I think you get the idea there. That’s so much simpler, and now I can actually wrap my mind around what’s going on! Like don’t overthink it. That was 30 seconds of work, but I think it can inspire you to do something equally simple.

This is sort of small beans. There are lots of things in meteor that make working with lots of documents appear way slower than it actually is (for example, deserializing and rendering after every document is pushed, instead of in batches). Besides issues in the client, your biggest problem is you’re probably using some incredibly low-bandwidth virtually hosted instance, like cheapo AWS instances, Hetzner stuff, Galaxy instances, etc. instead of something that can actually transfer a lot of data per second out of an application server.

If your latency requirement is like “60 seconds or better,” your ETL should write the client data snapshots of whatever tables need to be rendered to S3, and you should simply download them from there on the client. The concurrency for that is practically unlimited, and it’s way cheaper than RAM. I would assume that your “aggregations” already take longer than 10 seconds to complete, so it’s not like the application is real time anyway.

I know mergebox, storing all the client data on the server, blah blah blah… I don’t know what to tell you, not even stock brokerages give you unlimited real-time streams, and in those examples the delay is 5 seconds. You just have to send less real-time data, it’s that simple.

It’s funny you mention this - its pretty close to what I implemented for the logging service. Of course, it also needs to handle logging in, what to do if the connection is unavailbe, but also not hang if the connection drops - as the application in question needs to support offline, it has to handle that case too, it also needs to handle publications, not just method calls - and since the system is multi tenant - and the users can belong to multiple tenants, and switch between them, it has to have a mechanism for specifying that to the server too. It also needs to support third party packages - not all of which make use of “Meteor.subscribe”, but rather “Meteor.connection.subscribe” or even better, “…something else…” - as is the case with tabular tables. I really have looked into this option before…

I don’t doubt it was 30 seconds of work - and the other 20 hours of work that goes into handling the edge cases isn’t bad either - in the grand scheme of things - but you haven’t addressed the question of why no other meteor applications do this (again, happy if someone can point out an example of one that does).

Like I said, I tried this - and it is messy - plus, I don’t really like “monkey patching” built in calls like this, I’ve done it where required. But if there is a better solution, I try to go for that.
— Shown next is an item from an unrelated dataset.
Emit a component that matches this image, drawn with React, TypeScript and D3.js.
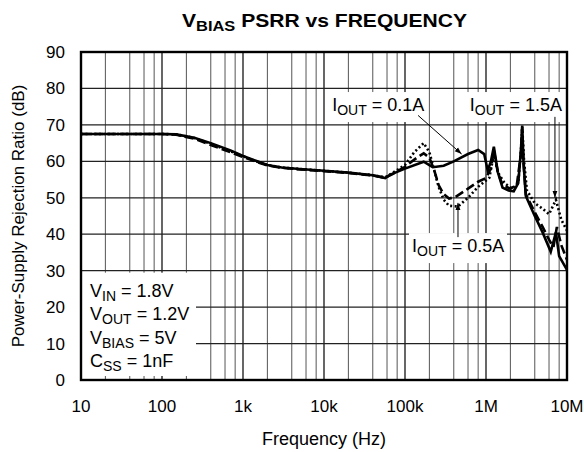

Agreed - the number of documents is not large, and frankly the number of concurrent users is not currently large either, maybe 200, though this is growing rapidly. The problem is that meteor seems to excel when large sets of users share the same sets of data, and this is not true in this case. So, while no one user ever requests a large amount of data, they’re all requesting different sets - this puts significant strain on the meteor servers (mongo handles this just fine, our DB servers rarely spike above 10%). Furthermore, this is only one small piece of a much larger application - those 5000 small and 50-100 large are only the ones that would be served by the first microservice.

My latency requirement is much lower than that. < 1 second in almost all cases - with an average response time of < 150ms. We’re maintaining this 95% of the time currently. Additionally, I’m not looking at rebuilding the entire workflow here - the aggregations that can be usefully cached, are. The aggregations that are being run now are highly specific - the same aggregation MIGHT be ran 3/4 times total. It doesn’t really seem worth setting up an S3 integration to store these - talk about over complicating things!

Indeed - its the “blah blah blah” that is of interest here. The bits I haven’t thought of - such as the memory and CPU requirements of maintaining multiple DDP connections on the server, and how well that scales.

You sure seem to love your brokerage analogies - I’m not entirely sure how that relates to this? I’m not really looking at ways of making the application less featured and less responsive -

Now that we’ve spent some time “litigating” what we said we wouldn’t litigate :slight_smile: I’m relatively sure that what I need is something “microservice like” - though I’m pretty open on implementation. I’m really asking for opinions on any drawbacks people see in the approach - such as “each connection requires blah memory” or “there is a maxiumum number of connections allowed per server”, things that could sneak up and bite someone in the ass. And if someone else has implemented microservices before - and if so, what problems they encountered. I perhaps should have posted this in the “help” thread, rather than “deployment”.